Capstone Management, which owns Courtyards and South Campus Commons, worked with a private towing company before this semester. After several visitors and residents complained about needing to leave campus to retrieve their cars, DOTS Director David Allen agreed his department would take over parking enforcement, he said.
The university significantly cut the number of visitor parking spaces at the beginning of the semester to allot more parking to residents. Since the change, many visitors thought they parked legally overnight due to a lack of clear signs, but they returned the next morning to find their cars towed.
As a result, many of these visitors faced $175 in fines. The changes were made without alerting residents, DOTS confirmed.
Students have long complained of the lack of available parking at Courtyards, made worse when commuters often park in residents’ spaces and then ride the bus to the campus. Before the university enforced its changes, about five rows of visitor parking were available. Now, visitors’ cars must cram into one row of about 30 spaces.

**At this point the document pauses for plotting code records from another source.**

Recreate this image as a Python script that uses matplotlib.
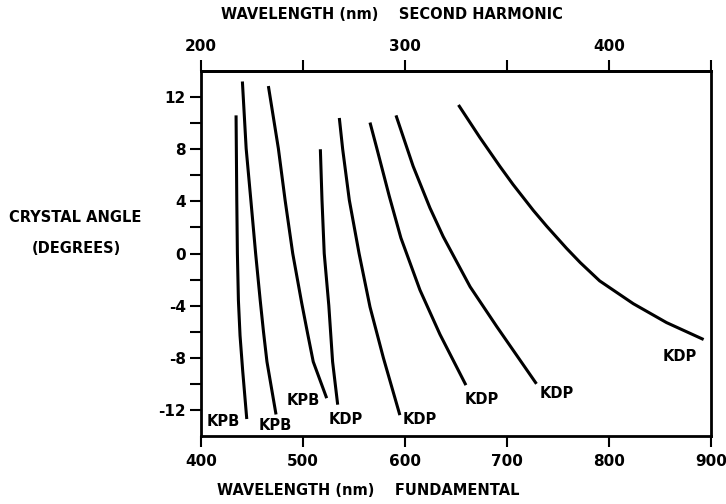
import numpy as np
import matplotlib.pyplot as plt

plt.rcParams['font.family'] = 'DejaVu Sans'
plt.rcParams['font.weight'] = 'bold'

# phase matching curves: fundamental wavelength (nm) vs crystal angle (deg)
kpb1_x = [434.3, 435.0, 435.6, 436.6, 438.2, 440.8, 444.8]
kpb1_y = [10.6, 4.1, 0.0, -3.6, -6.3, -9.0, -12.7]

kpb2_x = [440.5, 444.2, 448.8, 453.5, 458.0, 461.2, 464.6, 473.5]
kpb2_y = [13.2, 8.06, 4.1, 0.0, -3.6, -6.0, -8.3, -12.35]

kpb3_x = [466.0, 475.8, 482.4, 489.9, 498.7, 504.4, 510.0, 523.2]
kpb3_y = [12.85, 8.06, 4.1, 0.0, -3.8, -6.1, -8.3, -11.1]

kdp4_x = [517.0, 518.6, 520.8, 525.3, 529.0, 534.0]
kdp4_y = [8.0, 4.1, 0.0, -4.0, -8.3, -11.6]

kdp5_x = [535.6, 538.9, 545.4, 555.0, 565.7, 578.8, 595.0]
kdp5_y = [10.4, 8.0, 4.1, 0.0, -4.1, -8.0, -12.4]

kdp6_x = [565.7, 572.3, 584.6, 596.0, 614.7, 634.3, 659.8]
kdp6_y = [10.05, 8.1, 4.4, 1.2, -2.8, -6.2, -10.1]

kdp7_x = [591.2, 608.0, 624.5, 637.5, 663.9, 690.0, 729.0]
kdp7_y = [10.6, 6.7, 3.5, 1.3, -2.55, -5.6, -10.0]

kdp8_x = [652.5, 673.5, 693.0, 706.0, 726.0, 739.0, 758.5, 772.0, 791.0, 824.0, 856.6, 893.0]
kdp8_y = [11.4, 8.9, 6.7, 5.3, 3.3, 2.1, 0.4, -0.7, -2.1, -3.85, -5.3, -6.6]

curves = [(kpb1_x, kpb1_y), (kpb2_x, kpb2_y), (kpb3_x, kpb3_y), (kdp4_x, kdp4_y),
          (kdp5_x, kdp5_y), (kdp6_x, kdp6_y), (kdp7_x, kdp7_y), (kdp8_x, kdp8_y)]

label_text = ['KPB', 'KPB', 'KPB', 'KDP', 'KDP', 'KDP', 'KDP', 'KDP']
label_x = [421.3, 472.5, 500.3, 542.2, 614.7, 675.5, 748.7, 869.6]
label_y = [-12.9, -13.2, -11.3, -12.7, -12.7, -11.2, -10.75, -7.9]

x_ticks = [400, 500, 600, 700, 800, 900]
y_ticks = [-12, -8, -4, 0, 4, 8, 12]
y_minor = [-10, -6, -2, 2, 6, 10]
top_ticks = [200, 300, 400]
top_minor = [250, 350, 450]

fig = plt.figure(figsize=(7.26, 5.04), dpi=100)
ax = fig.add_axes([0.277, 0.135, 0.702, 0.724])

for cx, cy in curves:
    ax.plot(cx, cy, color='black', lw=2.2, solid_capstyle='butt', solid_joinstyle='round')

for t, lx, ly in zip(label_text, label_x, label_y):
    ax.text(lx, ly, t, ha='center', va='center', fontsize=10.5, fontweight='bold')

ax.set_xlim(400, 900)
ax.set_ylim(-14, 14)
ax.set_xticks(x_ticks)
ax.set_yticks(y_ticks)
ax.set_yticks(y_minor, minor=True)
ax.set_yticklabels([str(v) for v in y_ticks])

for s in ax.spines.values():
    s.set_linewidth(2)

ax.tick_params(axis='both', which='both', direction='out', length=8, width=1.5,
               labelsize=11)
ax.tick_params(axis='x', pad=5)
ax.tick_params(axis='y', pad=3)

top = ax.secondary_xaxis('top', functions=(lambda x: x / 2, lambda x: x * 2))
top.set_xticks(top_ticks)
top.set_xticks(top_minor, minor=True)
top.tick_params(which='both', direction='out', length=8, width=1.5, labelsize=11, pad=4)
top.spines['top'].set_linewidth(2)

fig.text(0.540, 0.972, 'WAVELENGTH (nm)    SECOND HARMONIC', ha='center', va='center',
         fontsize=10.5, fontweight='bold')
fig.text(0.507, 0.026, 'WAVELENGTH (nm)    FUNDAMENTAL', ha='center', va='center',
         fontsize=10.5, fontweight='bold')
fig.text(0.103, 0.569, 'CRYSTAL ANGLE', ha='center', va='center',
         fontsize=10.5, fontweight='bold')
fig.text(0.105, 0.506, '(DEGREES)', ha='center', va='center',
         fontsize=10.5, fontweight='bold')

plt.savefig('out.png', dpi=100)
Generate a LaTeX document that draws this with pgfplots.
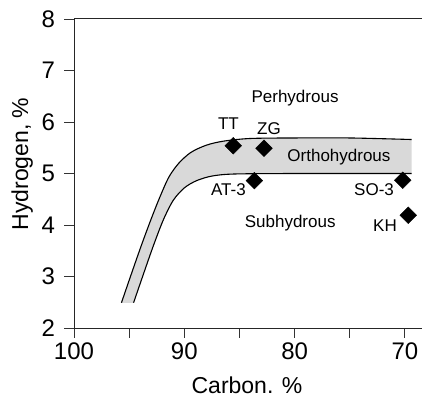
\documentclass[border=0pt]{standalone}
\usepackage{fontspec}
\setmainfont{Liberation Sans}
\usepackage{pgfplots}
\pgfplotsset{compat=1.18}
\usepgfplotslibrary{fillbetween}
\begin{document}
\begin{tikzpicture}
\begin{axis}[
  at={(74pt,69pt)}, anchor=south west, scale only axis,
  width=348pt, height=309pt,
  x dir=reverse, xmin=68.45, xmax=100, ymin=2, ymax=8,
  xtick={70,80,90,100}, minor xtick={75,85,95}, ytick={2,3,4,5,6,7,8},
  tick align=outside, major tick length=9.5pt, minor tick length=9.5pt,
  xtick pos=bottom, ytick pos=left,
  tick style={black!80, line width=0.9pt},
  axis line style={draw=none},
  clip=false,
  /pgf/number format/assume math mode=true,
  ticklabel style={font=\fontsize{24}{26}\selectfont, text=black},
  yticklabel style={xshift=-6pt},
  xticklabel style={yshift=-2pt},
]
% boundaries of the orthohydrous band
\addplot[name path=up, draw=none, smooth] coordinates {
 (95.7,2.49) (94.8,3.05) (93.9,3.6) (93.0,4.12) (92.2,4.55) (91.4,4.93)
 (90.5,5.2) (89.4,5.41) (88,5.55) (86.4,5.63) (84,5.68) (80,5.69)
 (75,5.69) (69.4,5.66)};
\addplot[name path=lo, draw=none, smooth] coordinates {
 (94.6,2.49) (93.7,3.05) (92.8,3.6) (91.9,4.1) (91.0,4.48) (90.0,4.72)
 (88.9,4.86) (87.5,4.95) (85.5,4.99) (80,5.0) (75,5.0) (69.4,5.0)};
\addplot[fill=gray!30, draw=none] fill between[of=up and lo];
\addplot[black, line width=1.1pt, smooth] coordinates {
 (95.7,2.49) (94.8,3.05) (93.9,3.6) (93.0,4.12) (92.2,4.55) (91.4,4.93)
 (90.5,5.2) (89.4,5.41) (88,5.55) (86.4,5.63) (84,5.68) (80,5.69)
 (75,5.69) (69.4,5.66)};
\addplot[black, line width=1.1pt, smooth] coordinates {
 (94.6,2.49) (93.7,3.05) (92.8,3.6) (91.9,4.1) (91.0,4.48) (90.0,4.72)
 (88.9,4.86) (87.5,4.95) (85.5,4.99) (80,5.0) (75,5.0) (69.4,5.0)};
% samples
\addplot[only marks, mark=square*, mark size=5.9pt,
  mark options={rotate=45, fill=black, draw=black}] coordinates {
 (85.56,5.54) (82.78,5.49) (83.65,4.86) (70.2,4.87) (69.7,4.19)};
\begin{scope}[font=\fontsize{17}{19}\selectfont]
\node at (axis cs:79.96,6.46) {Perhydrous};
\node at (axis cs:75.98,5.31) {Orthohydrous};
\node at (axis cs:80.4,4.04) {Subhydrous};
\node at (axis cs:86.0,5.97) {TT};
\node at (axis cs:82.32,5.88) {ZG};
\node at (axis cs:86.0,4.68) {AT-3};
\node at (axis cs:72.8,4.68) {SO-3};
\node at (axis cs:71.8,3.98) {KH};
\end{scope}
\end{axis}
\draw[black!85, line width=1pt] (current axis.north east) -- (current axis.north west)
  -- (current axis.south west) -- (current axis.south east);
\node[anchor=base, inner sep=1pt, font=\fontsize{23}{25}\selectfont] at (247pt,4pt) {Carbon. \%};
\node[anchor=base, rotate=90, font=\fontsize{23}{25}\selectfont] at (28pt,233pt) {Hydrogen, \%};
\pgfresetboundingbox
\path[use as bounding box] (0pt,0pt) rectangle (422pt,397pt);
\end{tikzpicture}
\end{document}
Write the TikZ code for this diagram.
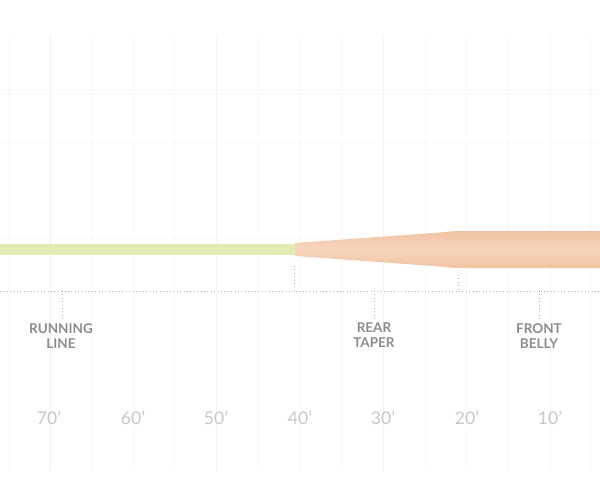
\documentclass[tikz,border=0pt]{standalone}
\usepackage{fontspec}
\setmainfont{Lato}
\begin{document}
\begin{tikzpicture}[x=1pt,y=-1pt,
  gridline/.style={draw=black!2.5,line width=0.8},
  gridmain/.style={draw=black!4.5,line width=1},
  dotline/.style={draw=black!30,line width=1,dash pattern=on 1pt off 2.4pt},
  seglabel/.style={font=\fontsize{13.5}{15}\selectfont\bfseries,text=black!45,align=center,inner sep=0},
  distlabel/.style={font=\fontsize{17.5}{19}\selectfont,text=black!22,inner sep=0}]
\definecolor{runcol}{RGB}{226,235,180}
\definecolor{tanD}{RGB}{241,195,162}
\definecolor{tanL}{RGB}{247,214,190}
\useasboundingbox (0,0) rectangle (600,500);
\fill[white] (0,0) rectangle (600,500);
% faint grid
\foreach \i in {0,...,14} {
  \draw[gridline] ({8+41.7*\i},36) -- ({8+41.7*\i},470);
}
\foreach \xx in {50,216.5,383,550} {
  \draw[gridmain] (\xx,36) -- (\xx,470);
}
\draw[gridline] (0,89) -- (600,89);
\draw[gridline] (0,93) -- (600,93);
\draw[gridline] (0,142) -- (600,142);
\draw[gridline] (0,238) -- (600,238);
% line body
\fill[runcol] (0,244) rectangle (296,255);
\shade[top color=tanD,bottom color=tanD,middle color=tanL]
  (295,243) -- (440,232.5) .. controls (452,231.2) and (456,231) .. (462,231) -- (600,231)
  -- (600,268) -- (462,268) .. controls (456,268) and (452,267.8) .. (440,266.5) -- (295,256) -- cycle;
% coordinates
\coordinate (axL) at (0,291);
\coordinate (axR) at (600,291);
\coordinate (t1) at (294,266);
\coordinate (b1) at (294,291);
\coordinate (t2) at (458,275);
\coordinate (b2) at (458,291);
\coordinate (r1) at (62,291);
\coordinate (r2) at (374,291);
\coordinate (r3) at (539,291);
\draw[dotline] (axL) -- (axR);
\draw[dotline] (t1) -- (b1);
\draw[dotline] (t2) -- (b2);
\node[seglabel,anchor=north] (run) at (61,323) {RUNNING\\LINE};
\node[seglabel,anchor=north] (rear) at (374,323) {REAR\\TAPER};
\node[seglabel,anchor=north] (front) at (539,323) {FRONT\\BELLY};
\draw[dotline] (r1) -- ++(0,28);
\draw[dotline] (r2) -- ++(0,28);
\draw[dotline] (r3) -- ++(0,28);
% distances
\node[distlabel] (d70) at (49,418) {70'};
\node[distlabel] (d60) at (133,418) {60'};
\node[distlabel] (d50) at (216,418) {50'};
\node[distlabel] (d40) at (300,418) {40'};
\node[distlabel] (d30) at (383,418) {30'};
\node[distlabel] (d20) at (467,418) {20'};
\node[distlabel] (d10) at (550,418) {10'};
\end{tikzpicture}
\end{document}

Allen said his department towed at least 60 cars from Lot 8 in the Courtyards complex during the first two months of the semester but was not able to say how many cars have been towed from Lot 10, the complex’s only lot where visitors can park, by press time.
“It’s my understanding that the parking is much better this year,” Allen said.
Visitors like Jessica Stransky disagree. She lived in Courtyards for two years until she graduated in May, and at the time she never heard any complaints about the visitor parking.
During a visit to a friend in Courtyards two weekends ago, she said she parked in a spot that was once reserved for students. She saw no signs that explicitly said she could not park in her spot, but her car was towed and ticketed overnight. She paid a $100 towing fee and a $75 fine to DOTS.
“We parked there assuming it was visitor parking,” Stransky said. “We’d have thought there would be a sign saying a change had been made.”
After Stransky picked up her car from the university police’s impound lot the next morning, she questioned a DOTS official about the fairness of her situation. “The lady at DOTS basically said ‘tough luck,'” Stransky said.
Allen said there are 30 to 40 signs telling students where they can and cannot park.
“We are really the kind of service deliverer … like a hammer … a tool to help Courtyards to manage their parking,” Allen said.
But junior aerospace engineering major Matt Kosmer, whose car also got towed from what a Community Assistant said was visitor parking, said there were no signs distinguishing visitor parking from permit parking.
“There are actually only one or two signs covering entire lots of six or more rows of spacing,” Kosmer said. “I actually couldn’t see a sign, much less the front of a sign, from where I had parked that night.”
Kosmer was also upset because his friend, a Courtyards resident, was told by a Courtyards CA that his parking spot was fine. Kosmer said his friend never received any information at the beginning of the year from Capstone or from DOTS about parking policy changes. “[DOTS] just changed the lots and made no effort to let anyone know about it, besides making very subtle sign changes,” Kosmer said.
Stransky and Kosmer were both confused about the new push to tow so many cars from Courtyards parking lots. They both said the lots were not crowded when they were towed.
“On a scale from full to empty, it was empty,” Kosmer said. “And it was still basically deserted when I went to find my car the next day.”
Allen said his department is just following the posted rules and is justified in towing cars, especially given all the residents’ complaints in previous years.
“Residents wanted us to do this because a ticket doesn’t create a [parking] space,” he said.